Dakota County Commissioner Liz Workman peered up at the solar eclipse in August from a prime vantage point — atop a garbage mound at the Burnsville landfill.
For Dakota County, landfills bring dollars, downfalls
Dakota County has five open state-permitted landfills — more than any other Minnesota county.
As the county commissioner representing Burnsville, home to nearly 400 acres of landfills, she's no stranger to trash.
Dakota County has five open state-permitted landfills — more than any other Minnesota county.
"I called myself the queen of garbage one time," Workman said. "I've been dealing with landfills since I was on the City Council here."

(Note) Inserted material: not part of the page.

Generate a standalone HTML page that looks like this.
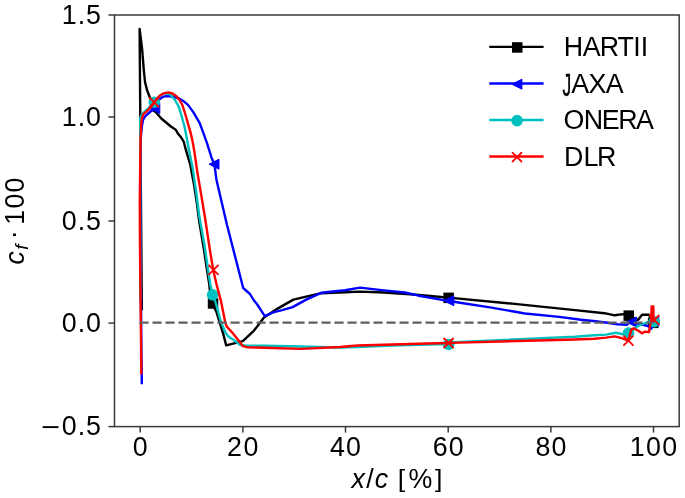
<!DOCTYPE html>
<html><head><meta charset="utf-8"><style>
html,body{margin:0;padding:0;background:#fff;}
body{width:685px;height:498px;overflow:hidden;font-family:"Liberation Sans",sans-serif;}
svg{display:block;will-change:transform;}
</style></head><body>
<svg width="685" height="498" viewBox="0 0 685 498">
<rect x="0" y="0" width="685" height="498" fill="#fff"/>
<polyline points="141.8,309.0 139.6,29.0 142.2,50.0 143.8,70.0 145.0,82.0 147.0,90.0 149.5,96.5 150.6,99.5 152.5,110.0 156.0,112.2 161.3,118.5 166.1,122.5 170.9,126.5 175.7,129.7 178.1,133.8 181.4,137.8 183.8,141.8 185.4,148.2 187.8,156.3 190.2,164.3 191.6,172.0 194.1,185.1 196.9,203.4 199.0,220.0 201.5,235.0 204.0,250.0 207.0,270.0 209.1,283.0 211.2,303.2 216.1,310.9 219.6,322.2 223.1,333.4 226.2,345.4 242.8,341.1 254.0,330.6 264.0,317.6 277.6,308.6 293.4,299.6 306.2,296.6 321.2,293.2 345.0,292.3 360.1,291.6 383.8,292.5 410.0,294.3 427.6,295.7 448.6,297.6 514.6,303.9 575.0,310.1 604.5,313.2 614.6,315.3 623.0,314.1 628.8,315.6 638.0,320.0 642.0,314.8 649.0,314.8 653.3,321.8" fill="none" stroke="#000" stroke-width="2.4" stroke-linejoin="round" stroke-linecap="square"/>
<rect x="207.8" y="298.2" width="10.5" height="10.5" fill="#000"/>
<rect x="443.4" y="292.6" width="10.5" height="10.5" fill="#000"/>
<rect x="623.5" y="310.4" width="10.5" height="10.5" fill="#000"/>
<rect x="647.9" y="317.6" width="10.5" height="10.5" fill="#000"/>
<polyline points="141.8,383.0 141.3,340.0 140.5,250.0 140.3,180.0 140.6,140.0 141.8,126.5 143.0,120.0 145.4,116.0 150.0,112.0 154.5,108.0 157.0,102.0 159.8,99.0 163.0,96.8 166.1,96.1 170.0,96.2 174.0,97.0 179.1,98.5 184.4,101.8 188.0,104.9 193.3,112.1 199.6,122.9 202.3,130.1 206.9,142.8 211.4,157.2 214.4,164.4 216.5,180.0 227.0,225.0 243.2,288.0 250.0,294.0 253.6,300.0 256.9,304.0 264.8,316.1 273.1,312.4 282.1,310.1 292.6,307.1 306.2,299.6 321.2,292.8 345.0,290.2 360.1,287.6 383.8,290.4 404.8,292.5 418.8,295.7 445.0,300.4 449.5,301.0 460.0,302.7 490.0,307.4 525.0,313.5 559.2,316.9 581.1,319.8 595.7,321.3 607.4,322.7 617.6,324.2 626.4,324.9 631.0,321.6 640.0,324.0 648.0,326.0 651.0,329.0 655.5,320.0" fill="none" stroke="#0000ff" stroke-width="2.4" stroke-linejoin="round" stroke-linecap="square"/>
<polygon points="149.8,108.5 159.8,103.5 159.8,113.5" fill="#00f" stroke="#00f" stroke-width="1" stroke-linejoin="miter"/>
<polygon points="209.0,164.2 219.0,159.2 219.0,169.2" fill="#00f" stroke="#00f" stroke-width="1" stroke-linejoin="miter"/>
<polygon points="443.8,300.7 453.8,295.7 453.8,305.7" fill="#00f" stroke="#00f" stroke-width="1" stroke-linejoin="miter"/>
<polygon points="626.5,322.0 636.5,317.0 636.5,327.0" fill="#00f" stroke="#00f" stroke-width="1" stroke-linejoin="miter"/>
<polygon points="648.8,321.3 658.8,316.3 658.8,326.3" fill="#00f" stroke="#00f" stroke-width="1" stroke-linejoin="miter"/>
<polyline points="140.3,300.0 140.2,200.0 140.2,118.0 141.5,115.2 143.6,112.6 148.5,108.2 154.3,102.2 159.0,96.5 163.0,93.8 167.0,93.3 170.0,94.5 174.3,99.0 177.7,104.7 179.6,109.0 181.9,117.3 184.7,127.2 186.8,138.4 188.9,149.7 192.7,168.3 196.2,192.2 199.1,215.0 204.1,243.1 208.3,271.2 210.4,285.0 212.6,294.8 216.1,303.9 221.0,322.2 225.2,332.0 228.0,336.2 234.4,340.4 240.0,344.7 245.6,345.8 265.0,345.8 300.0,346.5 340.0,347.5 357.0,347.0 392.0,345.5 427.0,344.5 448.6,344.0 455.0,342.1 575.0,336.8 594.0,335.2 606.0,334.6 615.8,332.8 623.0,334.2 628.5,333.0 638.0,326.0 648.0,322.0 654.8,321.3" fill="none" stroke="#00bfbf" stroke-width="2.4" stroke-linejoin="round" stroke-linecap="square"/>
<circle cx="154.3" cy="102.2" r="5.8" fill="#00bfbf"/>
<circle cx="212.6" cy="294.8" r="5.8" fill="#00bfbf"/>
<circle cx="448.6" cy="344.5" r="5.8" fill="#00bfbf"/>
<circle cx="628.5" cy="333.0" r="5.8" fill="#00bfbf"/>
<circle cx="654.3" cy="321.7" r="5.8" fill="#00bfbf"/>
<polyline points="141.3,373.4 141.0,340.0 140.0,250.0 139.8,200.0 140.5,140.0 140.9,132.0 141.2,123.5 142.0,117.7 143.4,114.1 146.3,111.6 150.6,107.6 154.2,102.3 157.0,98.5 160.0,95.5 164.0,93.3 168.5,92.4 172.5,93.5 176.7,96.5 179.5,100.0 182.3,104.8 185.4,114.5 188.2,124.4 191.0,134.2 193.1,144.0 194.9,155.0 197.0,170.0 201.1,194.1 205.1,218.2 209.9,250.0 213.2,269.8 216.7,285.0 221.0,301.1 225.2,322.2 226.6,326.4 233.0,333.4 238.6,340.4 242.8,346.1 247.0,347.2 265.0,347.8 300.0,348.9 340.0,347.0 357.5,345.5 392.6,344.5 427.6,343.5 448.6,343.0 460.0,342.6 575.0,339.5 594.1,338.8 606.1,337.6 614.6,336.4 621.8,338.2 628.3,340.5 631.3,329.6 633.7,328.4 638.0,330.5 642.1,333.2 645.1,331.6 649.1,332.1 650.1,324.6 651.3,321.0 651.6,306.5 653.3,306.5 653.6,321.0" fill="none" stroke="#ff0000" stroke-width="2.4" stroke-linejoin="round" stroke-linecap="square"/>
<path d="M149.7,97.8L158.7,106.8M149.7,106.8L158.7,97.8" stroke="#f00" stroke-width="1.8" stroke-linecap="round" fill="none"/>
<path d="M209.0,265.3L218.0,274.3M209.0,274.3L218.0,265.3" stroke="#f00" stroke-width="1.8" stroke-linecap="round" fill="none"/>
<path d="M444.1,338.5L453.1,347.5M444.1,347.5L453.1,338.5" stroke="#f00" stroke-width="1.8" stroke-linecap="round" fill="none"/>
<path d="M623.9,336.1L632.9,345.1M623.9,345.1L632.9,336.1" stroke="#f00" stroke-width="1.8" stroke-linecap="round" fill="none"/>
<path d="M649.8,315.5L658.8,324.5M649.8,324.5L658.8,315.5" stroke="#f00" stroke-width="1.8" stroke-linecap="round" fill="none"/>
<line x1="139.5" y1="322.6" x2="653.5" y2="322.6" stroke="#5f5f5f" stroke-width="2.3" stroke-dasharray="9.1 3.9"/>
<rect x="114.5" y="15.0" width="564.7" height="411.6" fill="none" stroke="#3a3a3a" stroke-width="1.5"/>
<line x1="140.2" y1="426.6" x2="140.2" y2="432.6" stroke="#3a3a3a" stroke-width="1.5"/>
<line x1="242.9" y1="426.6" x2="242.9" y2="432.6" stroke="#3a3a3a" stroke-width="1.5"/>
<line x1="345.5" y1="426.6" x2="345.5" y2="432.6" stroke="#3a3a3a" stroke-width="1.5"/>
<line x1="448.2" y1="426.6" x2="448.2" y2="432.6" stroke="#3a3a3a" stroke-width="1.5"/>
<line x1="550.9" y1="426.6" x2="550.9" y2="432.6" stroke="#3a3a3a" stroke-width="1.5"/>
<line x1="653.5" y1="426.6" x2="653.5" y2="432.6" stroke="#3a3a3a" stroke-width="1.5"/>
<line x1="108.5" y1="15.0" x2="114.5" y2="15.0" stroke="#3a3a3a" stroke-width="1.5"/>
<line x1="108.5" y1="117.0" x2="114.5" y2="117.0" stroke="#3a3a3a" stroke-width="1.5"/>
<line x1="108.5" y1="221.0" x2="114.5" y2="221.0" stroke="#3a3a3a" stroke-width="1.5"/>
<line x1="108.5" y1="323.1" x2="114.5" y2="323.1" stroke="#3a3a3a" stroke-width="1.5"/>
<line x1="108.5" y1="426.6" x2="114.5" y2="426.6" stroke="#3a3a3a" stroke-width="1.5"/>
<line x1="489.3" y1="46.9" x2="543.6" y2="46.9" stroke="#000" stroke-width="2.4"/>
<line x1="489.3" y1="83.45" x2="543.6" y2="83.45" stroke="#0000ff" stroke-width="2.4"/>
<line x1="489.3" y1="120.0" x2="543.6" y2="120.0" stroke="#00bfbf" stroke-width="2.4"/>
<line x1="489.3" y1="156.55" x2="543.6" y2="156.55" stroke="#ff0000" stroke-width="2.4"/>
<rect x="512.0" y="42.2" width="10.5" height="10.5" fill="#000"/>
<polygon points="511.9,84.2 521.9,79.2 521.9,89.2" fill="#00f" stroke="#00f" stroke-width="1" stroke-linejoin="miter"/>
<circle cx="517.1" cy="120.6" r="5.8" fill="#00bfbf"/>
<path d="M512.5,152.6L521.5,161.6M512.5,161.6L521.5,152.6" stroke="#f00" stroke-width="1.8" stroke-linecap="round" fill="none"/>
<g font-family="Liberation Sans, sans-serif" fill="#000">
<text x="61.72 77.65 85.90" y="23.50" font-size="26.8">1.5</text>
<text x="61.72 77.65 85.99" y="125.50" font-size="26.8">1.0</text>
<text x="61.85 77.65 85.90" y="229.50" font-size="26.8">0.5</text>
<text x="61.85 77.65 85.99" y="331.60" font-size="26.8">0.0</text>
<text x="61.85 77.65 85.90" y="435.10" font-size="26.8">0.5</text>
<text transform="translate(50.67,436.08) scale(1.216,1)" x="-7.83" y="0" font-size="26.8">−</text>
<text x="132.74" y="456.40" font-size="26.8">0</text>
<text x="227.06 243.49" y="456.40" font-size="26.8">20</text>
<text x="329.99 346.09" y="456.40" font-size="26.8">40</text>
<text x="432.69 448.79" y="456.40" font-size="26.8">60</text>
<text x="535.39 551.49" y="456.40" font-size="26.8">80</text>
<text x="629.81 646.04 662.14" y="456.40" font-size="26.8">100</text>
<text x="563.83 582.73 599.84 617.46 633.37 640.83" y="56.20" font-size="26.8">HARTII</text>
<text transform="translate(569.98,96.15) scale(0.65,1.203)" x="-11.41" y="0" font-size="26.8" stroke="#000" stroke-width="0.4">J</text>
<text x="571.17 588.46 605.81" y="92.75" font-size="26.8">AXA</text>
<text x="563.54 583.69 601.80 618.34 636.11" y="129.30" font-size="26.8">ONERA</text>
<text x="564.10 583.60 597.09" y="165.85" font-size="26.8">DLR</text>
<text x="351.51" y="488.20" font-size="26.8" font-style="italic">x</text>
<text x="366.31" y="488.20" font-size="26.8">/</text>
<text x="374.67" y="488.20" font-size="26.8" font-style="italic">c</text>
<text transform="translate(402.30,486.5) scale(1,0.9)" x="-4.57" y="0" font-size="26.8">[</text>
<text x="408.49" y="488.2" font-size="26.8">%</text>
<text transform="translate(437.90,486.5) scale(1,0.9)" x="-2.87" y="0" font-size="26.8">]</text>
<g transform="translate(24.4,264.8) rotate(-90)"><text x="0.37" y="0" font-size="26.8" font-style="italic">c</text>
<text x="15.01" y="3.2" font-size="18.76" font-style="italic">f</text>
<text x="25.54" y="0.00" font-size="26.8" dy="-2.02">·</text>
<text x="39.97 56.20 72.30" y="0" font-size="26.8">100</text></g>
</g>
</svg>
</body></html>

Now there is fresh debate in Dakota County over how much those landfills are paying their host communities and whether the growing dumps are holding back residential and commercial development in some communities.
In Dakota County, garbage is big business. The county stands to receive nearly $7 million annually from landfill companies just for "hosting" the dumps if current negotiations go through in December. And three of its cities with landfills — Burnsville and Rosemount each have one and Inver Grove Heights has three — typically get $1 million to $2 million a year.
The money funds parks and redevelopment projects and allows the county to forgo taxing residents for solid waste disposal. Landfill companies also make other community investments. "You name it, we get involved," said John Domke, division vice president of SKB Environmental, owner of two Dakota County landfills.
But the county has an uneasy relationship with rubbish. The money doesn't make up for the noise, smell and wear-and-tear on roads that landfills bring, some officials said. There's also the danger of water pollution, lost property taxes from perpetually unusable land, and the stigma.
Commissioner Joe Atkins, who represents Inver Grove Heights, said the city's landfills don't pay nearly enough to offset costs. Atkins mentioned a suggestion made in jest when the city was seeking a new slogan: "Follow your nose to Inver Grove."
A dump destination
Dakota County has several kinds of landfills. Republic Services Pine Bend Landfill and Burnsville Sanitary Landfill take regular garbage. The Rosemount landfill, owned by SKB Environmental, takes industrial, demolition and construction waste. Three landfills take demolition waste: The SKB site in Inver Grove Heights (currently mothballed), the Frattalone's Dawnway Demolition Landfill, split between Inver Grove Heights and South St. Paul, and part of the Burnsville landfill.
No one seems to know how Dakota County collected so many dumps. More than 50 years ago, when many landfills started amassing garbage, Dakota County offered open land close to transportation corridors, but far enough away from cities and suburbs that people wouldn't have to face their refuse.
But growth of both the landfills and the suburbs is bringing them into conflict.
The Pine Bend landfill in Inver Grove Heights now towers 1,000 feet and continues to grow, said Inver Grove Heights' Mayor George Tourville. It casts a long shadow. Tourville said the city began piping water to its southern section a dozen or so years ago because of concerns about well pollution.
Burnsville City Manager Heather Johnston said her city faces difficulty redeveloping its Minnesota River quadrant because of its nearby landfill. And garbage trucks accelerate wear on city streets, Johnston said, which costs nearly $1 million a mile to rebuild.
Sigurd Scheurle, a planning director with the Minnesota Pollution Control Agency, said odor, litter, dust, noise and the occasional fire also are worries, though landfill operators can minimize those problems. There is also anxiety about who will maintain landfills long-term.
Trees can't be planted on landfills because roots grow through the liners, and no one wants to live atop yesterday's trash.
"What are you going to do when they're finally done and filled to the brim?" Tourville asked. "You can't use it for anything."
Chastity Fyksen lives in Inver Grove Heights, several hundred feet from the Frattalone landfill, which she blames for the cracks in her home's foundation. "Every time the house shakes, I think, 'This could be the day the house falls down,' " Fyksen said.
Landfill operators say modern landfills meet rigorous safety regulations. "Some folks view landfills as dirty polluting monsters and they're anything but that," said Domke, whose company has the only triple-lined landfill in Minnesota.
He said there are upsides to landfills. SKB has donated land for a library, pays for a Zamboni at an ice rink and sponsors band and athletics programs, Domke said.
Landfill lucre
Cities get paid for hosting landfills, generally based on the tonnage of waste collected. In 2016, Burnsville got $1.25 million from its landfill, owned by Waste Management. Inver Grove Heights got $1.9 million from its sites. And Rosemount got about $1.8 million from the SKB landfill. Dakota County expects about $7 million a year from its landfills if negotiations are successful.
Commissioner Workman acknowledges that state mandates to cut landfill waste ultimately will take a toll on Dakota County, but she says the county's landfills still have a role to play. "We're special," she said. "I don't know what all these people would do with this garbage if not for Dakota County."